*Problem requirements*. Starting at the first line of the listing below, retype each line up to and including the one that contains "1.3, 1.2, 1.0];". Leave pictures out.

*Recorded information*.
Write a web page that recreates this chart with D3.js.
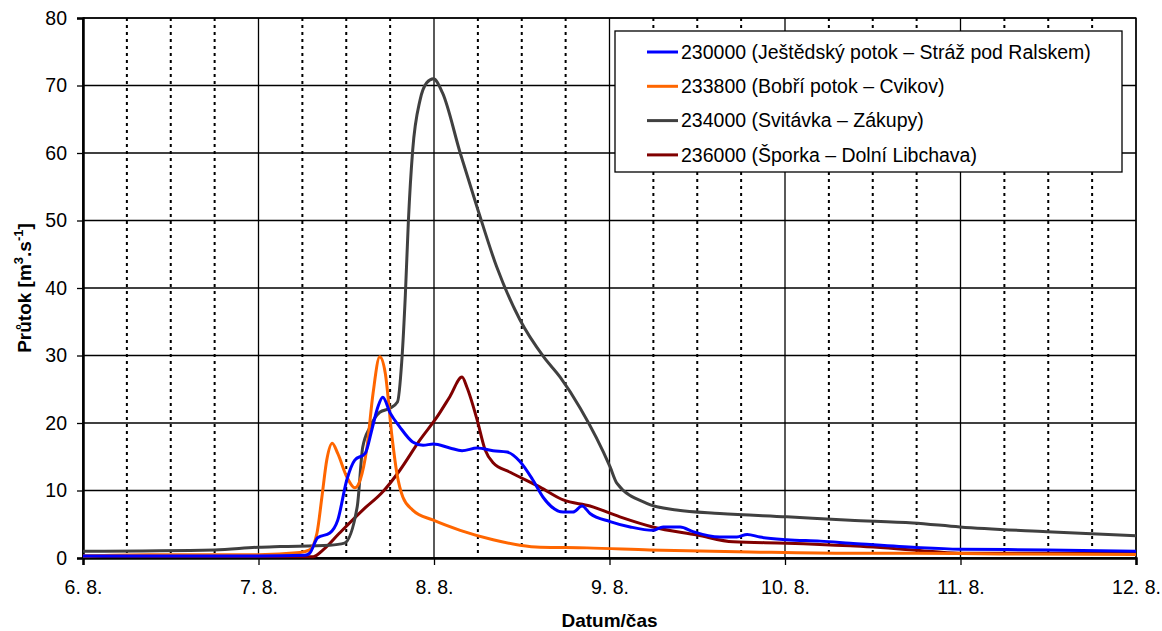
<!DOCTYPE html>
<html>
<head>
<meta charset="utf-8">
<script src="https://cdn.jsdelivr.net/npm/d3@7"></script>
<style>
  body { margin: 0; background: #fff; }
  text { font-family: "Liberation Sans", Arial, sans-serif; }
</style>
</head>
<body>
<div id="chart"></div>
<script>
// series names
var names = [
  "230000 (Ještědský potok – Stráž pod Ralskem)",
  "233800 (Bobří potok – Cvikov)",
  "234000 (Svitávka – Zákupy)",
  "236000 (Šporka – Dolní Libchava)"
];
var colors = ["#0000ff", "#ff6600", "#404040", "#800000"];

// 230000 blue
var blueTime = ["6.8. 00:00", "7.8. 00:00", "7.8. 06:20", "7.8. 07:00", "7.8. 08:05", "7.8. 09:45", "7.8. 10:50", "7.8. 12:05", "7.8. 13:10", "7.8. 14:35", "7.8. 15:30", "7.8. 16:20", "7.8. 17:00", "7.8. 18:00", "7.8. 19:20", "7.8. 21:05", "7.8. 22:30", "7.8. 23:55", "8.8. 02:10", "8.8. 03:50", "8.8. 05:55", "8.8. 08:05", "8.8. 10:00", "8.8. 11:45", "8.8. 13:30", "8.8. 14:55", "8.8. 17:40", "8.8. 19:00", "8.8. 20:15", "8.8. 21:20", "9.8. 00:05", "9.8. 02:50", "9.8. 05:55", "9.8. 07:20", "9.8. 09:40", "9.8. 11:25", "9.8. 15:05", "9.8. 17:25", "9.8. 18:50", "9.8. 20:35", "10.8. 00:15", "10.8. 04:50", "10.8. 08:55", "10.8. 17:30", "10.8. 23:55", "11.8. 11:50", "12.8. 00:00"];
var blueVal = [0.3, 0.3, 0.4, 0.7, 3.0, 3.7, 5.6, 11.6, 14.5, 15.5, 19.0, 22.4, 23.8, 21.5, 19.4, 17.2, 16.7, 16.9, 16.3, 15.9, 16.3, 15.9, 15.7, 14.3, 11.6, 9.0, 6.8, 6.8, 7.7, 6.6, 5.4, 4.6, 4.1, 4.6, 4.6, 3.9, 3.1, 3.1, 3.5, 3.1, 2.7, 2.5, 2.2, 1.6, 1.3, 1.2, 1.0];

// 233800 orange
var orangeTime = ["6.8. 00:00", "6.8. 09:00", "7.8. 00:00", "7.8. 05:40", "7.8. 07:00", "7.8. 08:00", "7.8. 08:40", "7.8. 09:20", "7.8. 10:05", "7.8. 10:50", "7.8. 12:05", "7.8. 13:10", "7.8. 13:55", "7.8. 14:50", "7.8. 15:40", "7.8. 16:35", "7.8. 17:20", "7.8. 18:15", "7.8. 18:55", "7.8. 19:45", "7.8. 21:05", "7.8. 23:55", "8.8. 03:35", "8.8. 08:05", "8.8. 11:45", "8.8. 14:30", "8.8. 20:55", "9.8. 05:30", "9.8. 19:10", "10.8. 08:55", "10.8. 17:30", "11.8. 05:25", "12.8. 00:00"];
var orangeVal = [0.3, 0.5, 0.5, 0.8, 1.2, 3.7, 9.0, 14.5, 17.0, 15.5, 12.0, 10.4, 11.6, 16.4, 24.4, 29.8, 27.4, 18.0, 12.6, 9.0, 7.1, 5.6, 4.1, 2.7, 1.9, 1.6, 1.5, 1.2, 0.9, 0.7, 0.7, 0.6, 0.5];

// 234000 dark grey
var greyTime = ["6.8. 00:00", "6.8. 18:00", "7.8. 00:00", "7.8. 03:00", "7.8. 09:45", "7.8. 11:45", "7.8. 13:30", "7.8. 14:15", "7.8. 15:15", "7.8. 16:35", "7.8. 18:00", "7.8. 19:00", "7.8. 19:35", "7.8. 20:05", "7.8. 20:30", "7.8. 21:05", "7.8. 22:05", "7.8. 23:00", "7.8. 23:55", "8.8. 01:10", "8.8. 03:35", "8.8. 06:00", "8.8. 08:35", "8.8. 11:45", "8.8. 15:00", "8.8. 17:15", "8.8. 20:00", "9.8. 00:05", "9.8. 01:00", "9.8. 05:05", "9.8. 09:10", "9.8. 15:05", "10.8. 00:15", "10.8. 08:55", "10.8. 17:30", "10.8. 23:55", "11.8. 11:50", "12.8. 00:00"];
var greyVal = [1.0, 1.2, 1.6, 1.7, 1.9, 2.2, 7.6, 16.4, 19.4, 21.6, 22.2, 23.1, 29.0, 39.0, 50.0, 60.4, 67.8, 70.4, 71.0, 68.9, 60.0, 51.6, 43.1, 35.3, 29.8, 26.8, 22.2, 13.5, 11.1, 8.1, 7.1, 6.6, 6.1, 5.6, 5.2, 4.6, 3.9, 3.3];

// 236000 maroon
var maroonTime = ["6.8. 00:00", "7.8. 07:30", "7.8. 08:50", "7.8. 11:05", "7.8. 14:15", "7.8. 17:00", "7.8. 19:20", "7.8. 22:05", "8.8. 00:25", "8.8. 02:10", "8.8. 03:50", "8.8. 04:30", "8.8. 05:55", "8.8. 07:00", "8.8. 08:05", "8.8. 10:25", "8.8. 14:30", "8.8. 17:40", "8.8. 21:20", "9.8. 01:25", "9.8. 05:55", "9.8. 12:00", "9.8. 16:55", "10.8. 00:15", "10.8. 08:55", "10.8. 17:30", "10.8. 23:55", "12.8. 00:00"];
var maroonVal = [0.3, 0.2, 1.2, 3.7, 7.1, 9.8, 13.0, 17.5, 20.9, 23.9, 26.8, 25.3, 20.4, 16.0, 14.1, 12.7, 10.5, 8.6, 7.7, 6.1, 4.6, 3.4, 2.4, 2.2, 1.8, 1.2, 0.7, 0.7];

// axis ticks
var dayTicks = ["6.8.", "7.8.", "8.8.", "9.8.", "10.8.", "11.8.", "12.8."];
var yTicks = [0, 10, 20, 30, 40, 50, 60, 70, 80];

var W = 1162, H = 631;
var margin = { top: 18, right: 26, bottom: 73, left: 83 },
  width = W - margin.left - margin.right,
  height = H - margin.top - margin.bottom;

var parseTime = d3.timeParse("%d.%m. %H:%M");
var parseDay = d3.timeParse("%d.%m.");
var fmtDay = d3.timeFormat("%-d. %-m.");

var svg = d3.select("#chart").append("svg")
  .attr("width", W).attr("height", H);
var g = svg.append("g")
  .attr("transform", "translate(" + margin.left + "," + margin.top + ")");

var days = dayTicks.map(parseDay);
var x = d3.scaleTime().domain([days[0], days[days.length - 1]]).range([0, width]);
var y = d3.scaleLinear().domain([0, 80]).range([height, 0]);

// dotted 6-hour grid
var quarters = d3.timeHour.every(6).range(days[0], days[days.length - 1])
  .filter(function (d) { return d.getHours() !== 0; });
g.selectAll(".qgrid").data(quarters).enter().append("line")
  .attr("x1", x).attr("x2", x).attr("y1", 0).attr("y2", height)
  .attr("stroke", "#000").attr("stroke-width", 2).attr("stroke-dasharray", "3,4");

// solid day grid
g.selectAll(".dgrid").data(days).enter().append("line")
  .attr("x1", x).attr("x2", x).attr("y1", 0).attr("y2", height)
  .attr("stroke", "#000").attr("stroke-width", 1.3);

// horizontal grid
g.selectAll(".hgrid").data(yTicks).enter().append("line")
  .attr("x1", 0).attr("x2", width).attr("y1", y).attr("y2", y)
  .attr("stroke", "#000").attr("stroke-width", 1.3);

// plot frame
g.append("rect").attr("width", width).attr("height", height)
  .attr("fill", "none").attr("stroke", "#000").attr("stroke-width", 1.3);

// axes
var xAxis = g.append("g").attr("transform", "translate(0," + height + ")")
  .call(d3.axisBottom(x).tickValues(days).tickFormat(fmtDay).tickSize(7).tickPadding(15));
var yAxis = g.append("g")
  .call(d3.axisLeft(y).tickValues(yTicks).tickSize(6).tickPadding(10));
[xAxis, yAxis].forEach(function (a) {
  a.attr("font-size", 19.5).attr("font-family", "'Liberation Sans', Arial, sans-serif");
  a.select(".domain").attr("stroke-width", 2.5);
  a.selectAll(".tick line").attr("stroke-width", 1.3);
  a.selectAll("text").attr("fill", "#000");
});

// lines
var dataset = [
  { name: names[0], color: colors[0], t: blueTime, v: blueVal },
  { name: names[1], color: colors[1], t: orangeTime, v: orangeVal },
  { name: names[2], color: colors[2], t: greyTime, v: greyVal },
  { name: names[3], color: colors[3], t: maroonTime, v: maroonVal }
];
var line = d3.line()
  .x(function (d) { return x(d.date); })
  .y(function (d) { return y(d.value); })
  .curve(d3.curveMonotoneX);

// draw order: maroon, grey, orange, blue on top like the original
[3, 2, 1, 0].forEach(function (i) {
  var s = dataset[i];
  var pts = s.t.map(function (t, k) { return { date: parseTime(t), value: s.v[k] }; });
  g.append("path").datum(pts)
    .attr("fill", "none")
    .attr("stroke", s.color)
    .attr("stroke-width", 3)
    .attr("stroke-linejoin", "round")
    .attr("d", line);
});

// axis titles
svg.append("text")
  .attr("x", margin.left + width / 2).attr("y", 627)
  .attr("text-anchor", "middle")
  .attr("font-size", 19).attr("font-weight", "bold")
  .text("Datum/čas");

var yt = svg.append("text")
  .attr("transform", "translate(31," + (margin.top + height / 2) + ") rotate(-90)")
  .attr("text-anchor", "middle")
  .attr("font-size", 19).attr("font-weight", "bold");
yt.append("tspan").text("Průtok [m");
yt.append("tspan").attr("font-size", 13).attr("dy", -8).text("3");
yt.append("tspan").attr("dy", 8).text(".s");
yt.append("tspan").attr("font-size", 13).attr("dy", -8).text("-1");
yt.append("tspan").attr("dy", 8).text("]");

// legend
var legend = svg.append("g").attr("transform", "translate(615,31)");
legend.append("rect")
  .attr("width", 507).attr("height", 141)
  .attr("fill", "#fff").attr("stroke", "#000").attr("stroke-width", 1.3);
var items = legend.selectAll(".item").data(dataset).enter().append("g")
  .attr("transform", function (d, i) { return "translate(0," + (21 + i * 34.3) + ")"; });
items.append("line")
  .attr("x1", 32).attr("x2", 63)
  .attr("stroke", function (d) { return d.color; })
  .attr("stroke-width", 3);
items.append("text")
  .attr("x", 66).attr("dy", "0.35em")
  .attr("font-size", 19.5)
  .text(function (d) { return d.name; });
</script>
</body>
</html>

*In response*.
Write a web page that recreates this chart with D3.js.
<!DOCTYPE html>
<html>
<head>
<meta charset="utf-8">
<script src="https://cdn.jsdelivr.net/npm/d3@7"></script>
<style>
  body { margin: 0; background: #fff; }
  text { font-family: "Liberation Sans", Arial, sans-serif; }
</style>
</head>
<body>
<div id="chart"></div>
<script>
// series names
var names = [
  "230000 (Ještědský potok – Stráž pod Ralskem)",
  "233800 (Bobří potok – Cvikov)",
  "234000 (Svitávka – Zákupy)",
  "236000 (Šporka – Dolní Libchava)"
];
var colors = ["#0000ff", "#ff6600", "#404040", "#800000"];

// 230000 blue
var blueTime = ["6.8. 00:00", "7.8. 00:00", "7.8. 06:20", "7.8. 07:00", "7.8. 08:05", "7.8. 09:45", "7.8. 10:50", "7.8. 12:05", "7.8. 13:10", "7.8. 14:35", "7.8. 15:30", "7.8. 16:20", "7.8. 17:00", "7.8. 18:00", "7.8. 19:20", "7.8. 21:05", "7.8. 22:30", "7.8. 23:55", "8.8. 02:10", "8.8. 03:50", "8.8. 05:55", "8.8. 08:05", "8.8. 10:00", "8.8. 11:45", "8.8. 13:30", "8.8. 14:55", "8.8. 17:40", "8.8. 19:00", "8.8. 20:15", "8.8. 21:20", "9.8. 00:05", "9.8. 02:50", "9.8. 05:55", "9.8. 07:20", "9.8. 09:40", "9.8. 11:25", "9.8. 15:05", "9.8. 17:25", "9.8. 18:50", "9.8. 20:35", "10.8. 00:15", "10.8. 04:50", "10.8. 08:55", "10.8. 17:30", "10.8. 23:55", "11.8. 11:50", "12.8. 00:00"];
var blueVal = [0.3, 0.3, 0.4, 0.7, 3.0, 3.7, 5.6, 11.6, 14.5, 15.5, 19.0, 22.4, 23.8, 21.5, 19.4, 17.2, 16.7, 16.9, 16.3, 15.9, 16.3, 15.9, 15.7, 14.3, 11.6, 9.0, 6.8, 6.8, 7.7, 6.6, 5.4, 4.6, 4.1, 4.6, 4.6, 3.9, 3.1, 3.1, 3.5, 3.1, 2.7, 2.5, 2.2, 1.6, 1.3, 1.2, 1.0];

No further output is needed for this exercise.